The dirt road section was a hoot! The road was in pretty good shape for the most part, but there were some exciting moments to be had taking corners downhill at 30+ mph on skinny tires. Yee-Haw! I saw one guy flip himself upside down when he was yanking on the bars while climbing a short hill – ouch!

The dirt ended very suddenly, catching me a bit off gaurd as we hit the pavement for a fast and twisty descent to the base of the final climb. As luck would have it, straight into a block headwind. Fortunately, I was with three other guys at this point and we were able to take turns plowing through the air. After a mile or two of false-flat, we made a left and started the ascent to the finish line which was another two miles or so up the mountain.
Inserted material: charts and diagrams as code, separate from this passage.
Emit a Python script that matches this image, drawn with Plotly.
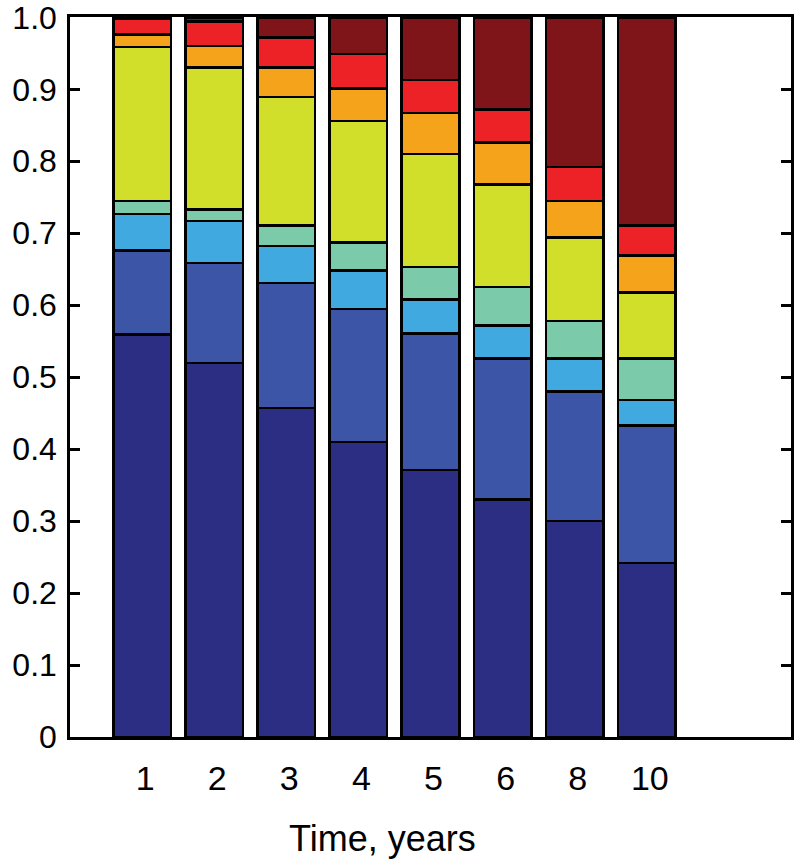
import plotly.graph_objects as go

# Categories (time, years)
categories = ["1", "2", "3", "4", "5", "6", "8", "10"]

# Stacked segment values, bottom to top
s1_navy      = [0.559, 0.520, 0.457, 0.410, 0.371, 0.330, 0.300, 0.242]
s2_blue      = [0.117, 0.139, 0.174, 0.185, 0.190, 0.196, 0.180, 0.191]
s3_lightblue = [0.051, 0.058, 0.051, 0.053, 0.047, 0.046, 0.046, 0.035]
s4_teal      = [0.018, 0.016, 0.029, 0.039, 0.045, 0.053, 0.052, 0.058]
s5_yellow    = [0.214, 0.197, 0.178, 0.169, 0.157, 0.143, 0.116, 0.092]
s6_orange    = [0.017, 0.030, 0.041, 0.045, 0.057, 0.058, 0.051, 0.051]
s7_red       = [0.022, 0.034, 0.042, 0.048, 0.046, 0.046, 0.047, 0.042]
s8_darkred   = [0.002, 0.006, 0.028, 0.051, 0.087, 0.128, 0.208, 0.289]

series = [s1_navy, s2_blue, s3_lightblue, s4_teal, s5_yellow, s6_orange, s7_red, s8_darkred]
colors = ["#2B2E83", "#3D55A6", "#40A9E0", "#7BCBAA", "#D1DE2A", "#F5A31B", "#EC2227", "#7F1518"]

y_tickvals = [0, 0.1, 0.2, 0.3, 0.4, 0.5, 0.6, 0.7, 0.8, 0.9, 1.0]
y_ticktext = ["0", "0.1", "0.2", "0.3", "0.4", "0.5", "0.6", "0.7", "0.8", "0.9", "1.0"]

FONT = "Liberation Sans, Arial, sans-serif"

fig = go.Figure()
for vals, col in zip(series, colors):
    fig.add_trace(go.Bar(
        x=categories, y=vals,
        marker=dict(color=col, line=dict(color="black", width=2.5)),
        showlegend=False,
    ))

fig.update_layout(
    width=800, height=860,
    barmode="stack", bargap=0.2,
    paper_bgcolor="white", plot_bgcolor="white",
    margin=dict(l=70, r=9, t=17, b=123, autoexpand=False),
    font=dict(family=FONT, size=34, color="black"),
)

fig.update_xaxes(
    type="category", categoryorder="array", categoryarray=categories,
    range=[-1, 9], automargin=False,
    showline=True, linewidth=2.5, linecolor="black", mirror=True,
    ticks="", showgrid=False, zeroline=False,
    tickfont=dict(size=34, family=FONT, color="black"),
    ticklabelstandoff=9, ticklabelshift=3,
)
fig.update_yaxes(
    range=[0, 1.0005], automargin=False,
    tickvals=y_tickvals, ticktext=y_ticktext,
    showline=True, linewidth=2.5, linecolor="black", mirror="ticks",
    ticks="inside", ticklen=10, tickwidth=2.5, tickcolor="black",
    showgrid=False, zeroline=False,
    tickfont=dict(size=32, family=FONT, color="black"),
    ticklabelstandoff=4, ticklabeloverflow="allow",
)

fig.add_annotation(
    text="Time, years", xref="paper", yref="paper",
    x=0.434, y=0, yshift=-101, xanchor="center", yanchor="middle",
    showarrow=False, font=dict(size=36, family=FONT, color="black"),
)

# remove the default page margin so the figure sits at the window's top-left corner
fig.write_html(
    "out.html",
    config={"displayModeBar": False},
    post_script="document.body.style.margin='0';",
)
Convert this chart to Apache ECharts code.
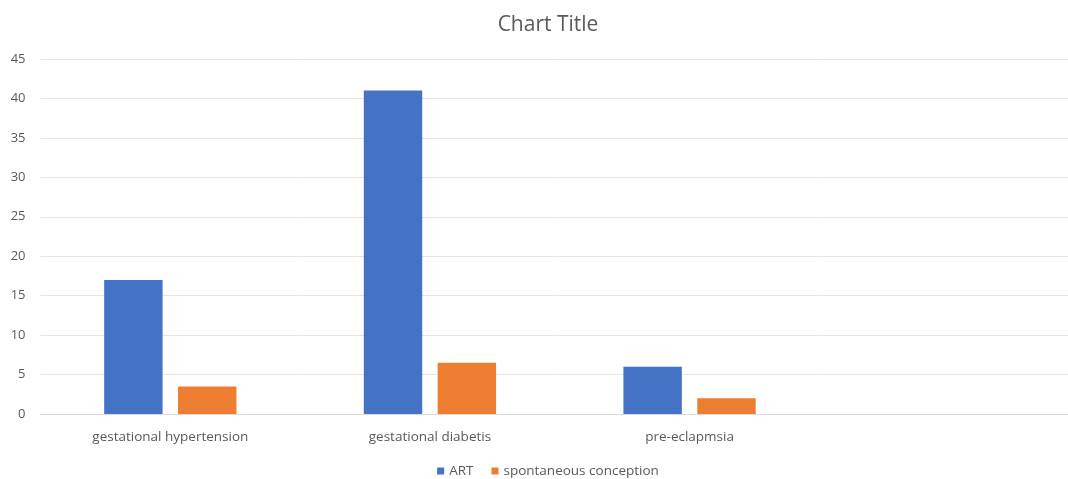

I was still feeling ok when one guy put in a solo attack. It was still a ways to go to the finish, and I had dropped this guy earlier in the day, so I let him go – thinking he would either blow up, or that I could reel him back in. Turns out he didn’t blow, and he managed to open up quite a gap. I upped the pace enough to drop the other riders with me, but kept it below full-on chase mode. Still waiting to see what would happen up ahead. He must’ve made an amazing recovery from getting dropped earlier, because he showed no signs of slowing at all. Once we hit the final kilometer I started chasing HARD! I was closing fast, but he turned and looked back with just a couple of meters to go and began his own sprint when he saw me coming. I pulled even, then inched ahead, but just couldn’t hold it after chasing so hard and he managed to nip me at the line for 10th. Bugger!

However, 11th place was FAR better than I had hoped for. After being the top finisher for our team again, I’m starting to get a small reputation as a climber. That seems so funny to me – when I think back to my chunky white, hairy legs and 220lb. body of a little over a year ago. Now they’re lean and tan, and people are calling me a ‘climber’ – ha… Feels good!